Checking for NULL before deleting and setting a pointer to NULL after deletion is troublesome in my opinion for many reasons.
Not only is it useless code and needless work (C++ guarantees that deleting NULL is a no-op). Code that doesn't add value should not be written. More code means not only extra opportunities for mistakes and wasted CPU cycles, but also "noise". Your brain can do so and so many things per second, and more text means that it needs to pick up more information. Skipping over a single if is no big deal, but then again, something that is entirely useless is kind of "expensive" even when the cost is otherwise neglegible.

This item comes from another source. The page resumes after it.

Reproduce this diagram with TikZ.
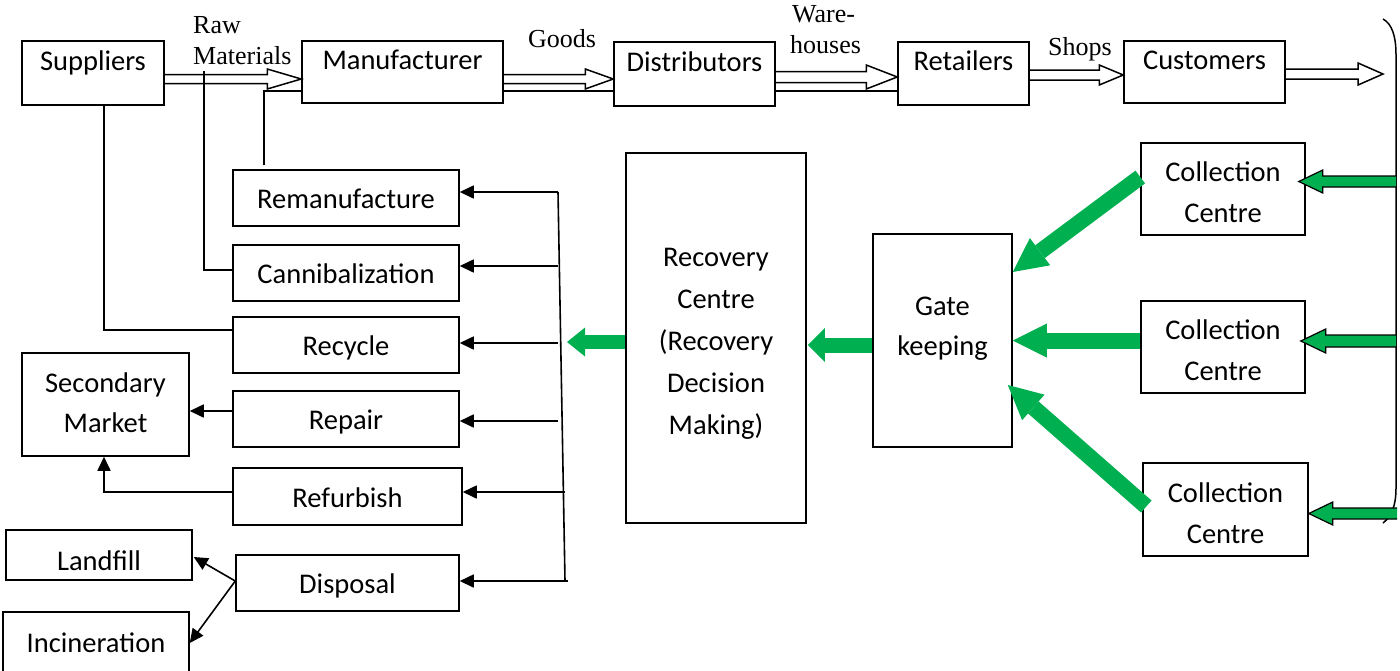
\documentclass[tikz,border=0pt]{standalone}
\usepackage{fontspec}
\setmainfont{Carlito}
\newfontfamily\tms{Liberation Serif}
\usetikzlibrary{arrows.meta,calc}
\definecolor{gr}{HTML}{00B050}
\begin{document}
\begin{tikzpicture}[x=1pt,y=-1pt,
  box/.style={draw, line width=1.5pt, inner sep=0pt, align=center,
    font=\fontsize{28.5}{41}\selectfont, text height=21pt, text depth=0pt},
  topbox/.style={box, text depth=27pt},
  ccbox/.style={box, text height=67pt, text depth=0pt},
  lbl/.style={font=\tms\fontsize{26}{31}\selectfont, inner sep=0pt, anchor=base west},
  ln/.style={draw, line width=1.6pt},
  tarrow/.style={draw, line width=1.6pt, -{Triangle[length=14pt,width=13pt]}},
  hollow/.style n args={3}{draw, line width=1.5pt,
    to path={let \p1=(\tikztostart), \p2=(\tikztotarget) in
      (\x1,\y2+#1) -- (\x2-#3,\y2+#1) -- (\x2-#3,\y2+#2) -- (\x2,\y2)
      -- (\x2-#3,\y2-#2) -- (\x2-#3,\y2-#1) -- (\x1,\y2-#1)}},
  gblock/.style n args={3}{draw=black, line width=1.2pt, fill=gr,
    to path={let \p1=(\tikztostart), \p2=(\tikztotarget) in
      (\x1,\y2+#1) -- (\x2+#3,\y2+#1) -- (\x2+#3,\y2+#2) -- (\x2,\y2)
      -- (\x2+#3,\y2-#2) -- (\x2+#3,\y2-#1) -- (\x1,\y2-#1)}},
  garrow/.style={draw=gr, line width=16pt, -{Triangle[length=34pt,width=34pt,line width=0pt]}},
  garrows/.style={draw=gr, line width=15pt, -{Triangle[length=17pt,width=34pt,line width=0pt]}}
]
\useasboundingbox (0,0) rectangle (1400,670);

% top row
\node[topbox, minimum width=142pt, minimum height=64pt] (sup) at (93,73) {Suppliers};
\node[topbox, minimum width=201pt, minimum height=62pt] (man) at (402.5,72) {Manufacturer};
\node[topbox, minimum width=161pt, minimum height=64pt] (dis) at (694.5,74) {Distributors};
\node[topbox, minimum width=131pt, minimum height=63pt] (ret) at (963.5,73.5) {Retailers};
\node[topbox, minimum width=161pt, minimum height=62pt] (cus) at (1204.5,72) {Customers};
\coordinate (out) at (1383,74);

% labels
\node[lbl] (raw1) at (193,33) {Raw};
\node[lbl] (raw2) at (193,64) {Materials};
\node[lbl] (goods) at (528,47) {Goods};
\node[lbl] (ware1) at (792,22) {Ware-};
\node[lbl] (ware2) at (790,53) {houses};
\node[lbl] (shops) at (1048,55) {Shops};

% left column
\node[box, minimum width=226pt, minimum height=56pt] (reman) at (346,198) {Remanufacture};
\node[box, minimum width=226pt, minimum height=56pt] (canni) at (346,273) {Cannibalization};
\node[box, minimum width=226pt, minimum height=56pt] (recyc) at (346,345) {Recycle};
\node[box, minimum width=226pt, minimum height=56pt] (repair) at (346,419) {Repair};
\node[box, minimum width=229pt, minimum height=57pt] (refurb) at (347.5,496.5) {Refurbish};
\node[box, minimum width=223pt, minimum height=56pt] (disp) at (347.5,583) {Disposal};

\node[box, font=\fontsize{28.5}{40}\selectfont, text height=60pt, text depth=5pt, minimum width=167pt, minimum height=103pt] (secm) at (105.5,404.5) {Secondary\\Market};
\node[box, text height=30pt, minimum width=186pt, minimum height=50pt] (land) at (99,555) {Landfill};
\node[box, minimum width=186pt, minimum height=60pt] (incin) at (96,642) {Incineration};

% centre
\node[box, font=\fontsize{28.5}{42}\selectfont, text height=192pt, text depth=0pt,
      minimum width=180pt, minimum height=370pt] (recov) at (716,338)
      {Recovery\\Centre\\(Recovery\\Decision\\Making)};
\node[box, font=\fontsize{28.5}{40}\selectfont, text height=60pt, text depth=31pt, minimum width=139pt, minimum height=213pt] (gate) at (942.5,340.5) {Gate\\keeping};

\node[ccbox, minimum width=164pt, minimum height=92pt] (cc1) at (1223,189) {Collection\\Centre};
\node[ccbox, minimum width=164pt, minimum height=92pt] (cc2) at (1223,347) {Collection\\Centre};
\node[ccbox, minimum width=165pt, minimum height=93pt] (cc3) at (1225.5,509.5) {Collection\\Centre};

% hollow forward arrows
\draw[hollow={4.5pt}{10pt}{34pt}] ($(sup.east)+(0,6)$) to ($(man.west)+(0,7)$);
\draw[hollow={4.5pt}{10pt}{28pt}] ($(man.east)+(0,7)$) to ($(dis.west)+(0,5)$);
\draw[hollow={5.5pt}{12pt}{31pt}] ($(dis.east)+(0,3)$) to ($(ret.west)+(0,3.5)$);
\draw[hollow={5pt}{10pt}{24pt}] ($(ret.east)+(0,1.5)$) to ($(cus.west)+(0,3)$);
\draw[hollow={5pt}{11pt}{25pt}] ($(cus.east)+(0,2)$) to (out);
\draw[ln] ($(man.east)+(0,19)$) -- ($(dis.west)+(0,17)$);
\draw[ln] ($(dis.east)+(0,17)$) -- ($(ret.west)+(0,17.5)$);

% feedback lines to the top
\coordinate (rawtap) at (204,71);
\draw[ln] ($(sup.south)+(11,0)$) |- ($(recyc.west)+(0,-15)$);
\draw[ln] (rawtap) |- ($(canni.west)+(0,-3)$);
\draw[ln] ($(reman.north)+(-82,-4)$) |- ($(man.west)+(0,19)$);

% bus
\coordinate (b1) at (558,192);
\coordinate (b2) at (558,266);
\coordinate (b3) at (558,343);
\coordinate (b4) at (558,421);
\coordinate (b5) at (565,492);
\coordinate (b6) at (568,581);
\draw[ln] (b1) -- (565,581);
\draw[tarrow] (b1) -- ($(reman.east)+(0,-6)$);
\draw[tarrow] (b2) -- ($(canni.east)+(0,-7)$);
\draw[tarrow] (b3) -- ($(recyc.east)+(0,-2)$);
\draw[tarrow] (b4) -- ($(repair.east)+(0,2)$);
\draw[tarrow] (b5) -- ($(refurb.east)+(0,-4.5)$);
\draw[tarrow] (b6) -- ($(disp.east)+(0,-2)$);

% outputs on the left
\draw[tarrow] ($(repair.west)+(0,-8)$) -- ($(secm.east)+(0,6.5)$);
\draw[tarrow] ($(refurb.west)+(0,-4.5)$) -| ($(secm.south)+(-1.5,0)$);
\draw[tarrow] ($(disp.west)+(0,-2)$) -- ($(land.east)+(1,2)$);
\draw[tarrow] ($(disp.west)+(0,-2)$) -- ($(incin.east)+(0,1)$);

% green arrows
\coordinate (busin) at (567,342);
\draw[draw=gr, line width=14pt, -{Triangle[length=18pt,width=29pt,line width=0pt]}] ($(recov.west)+(0,4)$) -- (busin);
\draw[garrows] ($(gate.west)+(0,4.5)$) -- ($(recov.east)+(1,7)$);
\draw[garrow] ($(cc1.west)+(0,-12)$) -- ($(gate.east)+(0,-68.5)$);
\draw[garrow] ($(cc2.west)+(0,-6.5)$) -- ($(gate.east)+(0,0)$);
\draw[garrow] ($(cc3.west)+(4,-3)$) -- ($(gate.east)+(-5,44.5)$);

% bracket and returns
\draw[line width=1.5pt] (1383,19) .. controls (1392,24) and (1396,36) .. (1396,55) -- (1396,488) .. controls (1396,505) and (1392,516) .. (1383,523);
\coordinate (k1) at (1396,181.5);
\coordinate (k2) at (1396,341);
\coordinate (k3) at (1397,513.5);
\draw[gblock={5.5pt}{11.5pt}{24pt}] (k1) to ($(cc1.east)+(-7,-7.5)$);
\draw[gblock={6pt}{12pt}{25pt}] (k2) to ($(cc2.east)+(-5,-6)$);
\draw[gblock={5.5pt}{11.5pt}{24pt}] (k3) to ($(cc3.east)+(0,4)$);
\end{tikzpicture}
\end{document}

But more importantly, it is also the wrong approach. Deleting resources should be well-defined, controlled, and guaranteed (read as: exception safe). It should not be "random" or some kind of guesswork with workarounds that prevent a crash when things go wrong. If you double-delete an object, that is a programming error which needs to be corrected. This should never happen. If it happens, your program should crash, and it should crash early. If you prevent your program from crashing, you are coalescing wrong behaviour.
Also, the if(ptr) delete ptr; idiom can be a source of many-hours-wasted in "works fine in debugger, crashes otherwise" type of errors. When you have an uninitialized pointer and run the code in a debugger, this will "magically" work, because the debugger zero-initializes the variable.
It would of course also "magically work" without the if condition (since the standard guarantees that). However, you have a chance (depends on the quality of your allocator and/or CRT and/or debugger) to get a "deleted null pointer in line..." warning. When there is an if(ptr) in the way, delete is never called. You've successfully eleminated the most helpful hint that would tell you what has gone wrong.
When you run the program outside the debugger, it will attempt to delete some random memory address and crash (or, if you are very unlucky... not crash, or crash sometimes, because you've incidentially gotten a valid address). So you spend hours trying to figure why it works "fine" in the debugger, but crashes otherwise.